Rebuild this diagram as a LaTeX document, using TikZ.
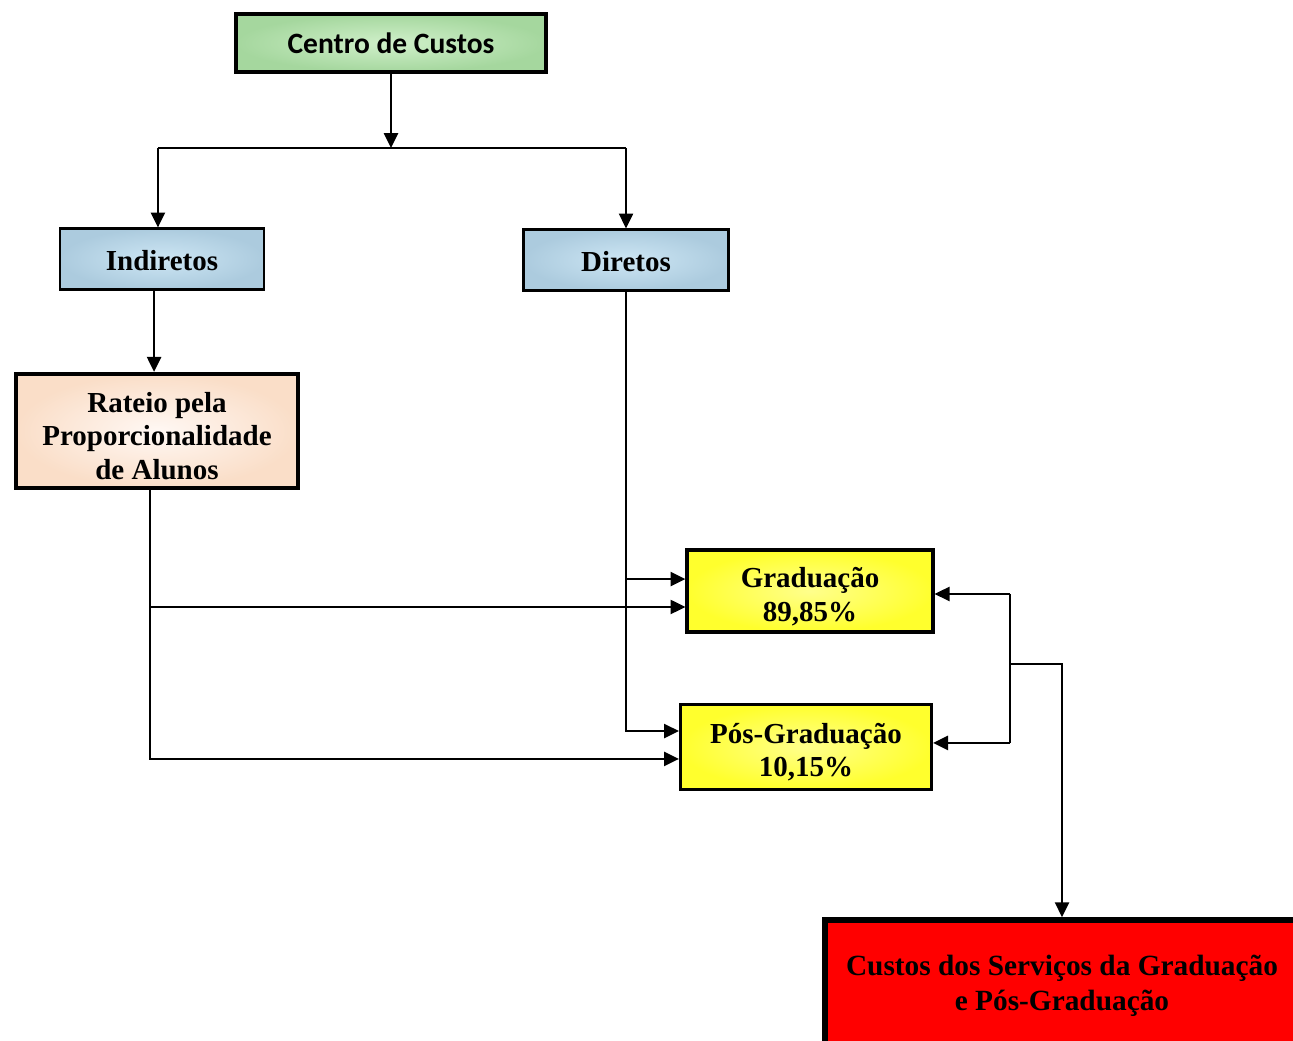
\documentclass[tikz,border=0pt]{standalone}
\usepackage{fontspec}
\setmainfont{Liberation Serif}
\newfontfamily\carlito{Carlito}
\usepackage{xcolor}
\usetikzlibrary{positioning,arrows.meta}

\definecolor{greenOut}{RGB}{165,215,158}
\definecolor{greenIn}{RGB}{208,240,202}
\definecolor{blueOut}{RGB}{172,203,222}
\definecolor{blueIn}{RGB}{205,230,244}
\definecolor{peachOut}{RGB}{250,222,200}
\definecolor{peachIn}{RGB}{255,248,244}
\definecolor{yellowOut}{RGB}{255,255,45}
\definecolor{yellowIn}{RGB}{255,255,140}
\definecolor{custoRed}{RGB}{255,0,0}

% first text line: some extra height, so the text sits lower in its box
\newcommand{\up}[2][5.6pt]{\raisebox{0pt}[\dimexpr\height+#1\relax][\depth]{#2}}

\begin{document}
\begin{tikzpicture}[x=0.02cm, y=-0.02cm,
    box/.style={draw, line width=1.2pt, align=center, inner sep=0pt,
        font=\fontsize{16.5}{19}\selectfont\bfseries},
    arr/.style={-{Triangle[length=8.5pt,width=8pt]}, line width=1.3pt},
    line/.style={line width=1.3pt}]
\clip (0,0) rectangle (1293,1040);

\node[box, font=\carlito\fontsize{16.8}{20}\selectfont\bfseries, line width=1.8pt,
    inner color=greenIn, outer color=greenOut,
    minimum width=6.2cm, minimum height=1.16cm] (centro) at (391,43) {Centro de Custos};

\node[box, inner color=blueIn, outer color=blueOut,
    minimum width=4.08cm, minimum height=1.22cm] (indiretos) at (162,259) {\up[2.2pt]{Indiretos}};
\node[box, inner color=blueIn, outer color=blueOut,
    minimum width=4.1cm, minimum height=1.22cm] (diretos) at (626,260) {\up[2.2pt]{Diretos}};

\node[box, line width=2.4pt, inner color=peachIn, outer color=peachOut,
    minimum width=5.64cm, minimum height=2.28cm] (rateio) at (157,431)
    {\up{Rateio pela}\\Proporcionalidade\\de Alunos};

\node[box, line width=1.8pt, inner color=yellowIn, outer color=yellowOut,
    minimum width=4.92cm, minimum height=1.64cm] (grad) at (810,591)
    {\up[6.6pt]{Graduação}\\89,85\%};
\node[box, line width=1.8pt, inner color=yellowIn, outer color=yellowOut,
    minimum width=5.02cm, minimum height=1.7cm] (pos) at (806,747)
    {\up{Pós-Graduação}\\10,15\%};

\node[box, line width=3.2pt, fill=custoRed, font=\fontsize{16.7}{20}\selectfont\bfseries,
    minimum width=9.48cm, minimum height=2.56cm] (custos) at (1062,984)
    {\up[2.2pt]{Custos dos Serviços da Graduação}\\e Pós-Graduação};

% split below Centro de Custos
\coordinate (split) at (391,148);
\draw[arr] (centro) -- (split);
\draw[line] ([xshift=-2.3pt]indiretos.north |- split) -- (diretos.north |- split);
\draw[arr] ([xshift=-2.3pt]indiretos.north |- split) -- ([xshift=-2.3pt]indiretos.north);
\draw[arr] (diretos.north |- split) -- (diretos.north);

\coordinate (indOut) at ([xshift=-4.5pt]indiretos.south);
\draw[arr] (indOut) -- (indOut |- rateio.north);

% entries into Graduacao and Pos-Graduacao
\coordinate (gIn1) at ([yshift=6.8pt]grad.west);
\coordinate (gIn2) at ([yshift=-9.1pt]grad.west);
\coordinate (pIn1) at ([yshift=9.1pt]pos.west);
\coordinate (pIn2) at ([yshift=-6.8pt]pos.west);
\coordinate (ratOut) at ([xshift=-4pt]rateio.south);

\draw[arr] (diretos.south) |- (pIn1);
\draw[arr] (diretos.south |- gIn1) -- (gIn1);
\draw[arr] (ratOut) |- (pIn2);
\draw[arr] (ratOut |- gIn2) -- (gIn2);

% feedback to Custos
\coordinate (bus) at (1010,664);
\draw[line] ([yshift=-1.7pt]bus |- grad.east) -- ([yshift=2.3pt]bus |- pos.east);
\draw[arr] ([yshift=-1.7pt]bus |- grad.east) -- ([yshift=-1.7pt]grad.east);
\draw[arr] ([yshift=2.3pt]bus |- pos.east) -- ([yshift=2.3pt]pos.east);
\draw[arr] (bus) -| (custos.north);
\end{tikzpicture}
\end{document}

**OBJECTIVE**
Leave out the pictures and copy the rest of the material above exactly.

**THE ANSWER**
Rebuild this diagram as a LaTeX document, using TikZ.
\documentclass[tikz,border=0pt]{standalone}
\usepackage{fontspec}
\setmainfont{Liberation Serif}
\newfontfamily\carlito{Carlito}
\usepackage{xcolor}
\usetikzlibrary{positioning,arrows.meta}

\definecolor{greenOut}{RGB}{165,215,158}
\definecolor{greenIn}{RGB}{208,240,202}
\definecolor{blueOut}{RGB}{172,203,222}
\definecolor{blueIn}{RGB}{205,230,244}
\definecolor{peachOut}{RGB}{250,222,200}
\definecolor{peachIn}{RGB}{255,248,244}
\definecolor{yellowOut}{RGB}{255,255,45}
\definecolor{yellowIn}{RGB}{255,255,140}
\definecolor{custoRed}{RGB}{255,0,0}

% first text line: some extra height, so the text sits lower in its box
\newcommand{\up}[2][5.6pt]{\raisebox{0pt}[\dimexpr\height+#1\relax][\depth]{#2}}

\begin{document}
\begin{tikzpicture}[x=0.02cm, y=-0.02cm,
    box/.style={draw, line width=1.2pt, align=center, inner sep=0pt,
        font=\fontsize{16.5}{19}\selectfont\bfseries},
    arr/.style={-{Triangle[length=8.5pt,width=8pt]}, line width=1.3pt},
    line/.style={line width=1.3pt}]
\clip (0,0) rectangle (1293,1040);

\node[box, font=\carlito\fontsize{16.8}{20}\selectfont\bfseries, line width=1.8pt,
    inner color=greenIn, outer color=greenOut,
    minimum width=6.2cm, minimum height=1.16cm] (centro) at (391,43) {Centro de Custos};

\node[box, inner color=blueIn, outer color=blueOut,
    minimum width=4.08cm, minimum height=1.22cm] (indiretos) at (162,259) {\up[2.2pt]{Indiretos}};
\node[box, inner color=blueIn, outer color=blueOut,
    minimum width=4.1cm, minimum height=1.22cm] (diretos) at (626,260) {\up[2.2pt]{Diretos}};

\node[box, line width=2.4pt, inner color=peachIn, outer color=peachOut,
    minimum width=5.64cm, minimum height=2.28cm] (rateio) at (157,431)
    {\up{Rateio pela}\\Proporcionalidade\\de Alunos};

\node[box, line width=1.8pt, inner color=yellowIn, outer color=yellowOut,
    minimum width=4.92cm, minimum height=1.64cm] (grad) at (810,591)
    {\up[6.6pt]{Graduação}\\89,85\%};
\node[box, line width=1.8pt, inner color=yellowIn, outer color=yellowOut,
    minimum width=5.02cm, minimum height=1.7cm] (pos) at (806,747)
    {\up{Pós-Graduação}\\10,15\%};

\node[box, line width=3.2pt, fill=custoRed, font=\fontsize{16.7}{20}\selectfont\bfseries,
    minimum width=9.48cm, minimum height=2.56cm] (custos) at (1062,984)
    {\up[2.2pt]{Custos dos Serviços da Graduação}\\e Pós-Graduação};

% split below Centro de Custos
\coordinate (split) at (391,148);
\draw[arr] (centro) -- (split);
\draw[line] ([xshift=-2.3pt]indiretos.north |- split) -- (diretos.north |- split);
\draw[arr] ([xshift=-2.3pt]indiretos.north |- split) -- ([xshift=-2.3pt]indiretos.north);
\draw[arr] (diretos.north |- split) -- (diretos.north);

\coordinate (indOut) at ([xshift=-4.5pt]indiretos.south);
\draw[arr] (indOut) -- (indOut |- rateio.north);

% entries into Graduacao and Pos-Graduacao
\coordinate (gIn1) at ([yshift=6.8pt]grad.west);
\coordinate (gIn2) at ([yshift=-9.1pt]grad.west);
\coordinate (pIn1) at ([yshift=9.1pt]pos.west);
\coordinate (pIn2) at ([yshift=-6.8pt]pos.west);
\coordinate (ratOut) at ([xshift=-4pt]rateio.south);

\draw[arr] (diretos.south) |- (pIn1);
\draw[arr] (diretos.south |- gIn1) -- (gIn1);
\draw[arr] (ratOut) |- (pIn2);
\draw[arr] (ratOut |- gIn2) -- (gIn2);

% feedback to Custos
\coordinate (bus) at (1010,664);
\draw[line] ([yshift=-1.7pt]bus |- grad.east) -- ([yshift=2.3pt]bus |- pos.east);
\draw[arr] ([yshift=-1.7pt]bus |- grad.east) -- ([yshift=-1.7pt]grad.east);
\draw[arr] ([yshift=2.3pt]bus |- pos.east) -- ([yshift=2.3pt]pos.east);
\draw[arr] (bus) -| (custos.north);
\end{tikzpicture}
\end{document}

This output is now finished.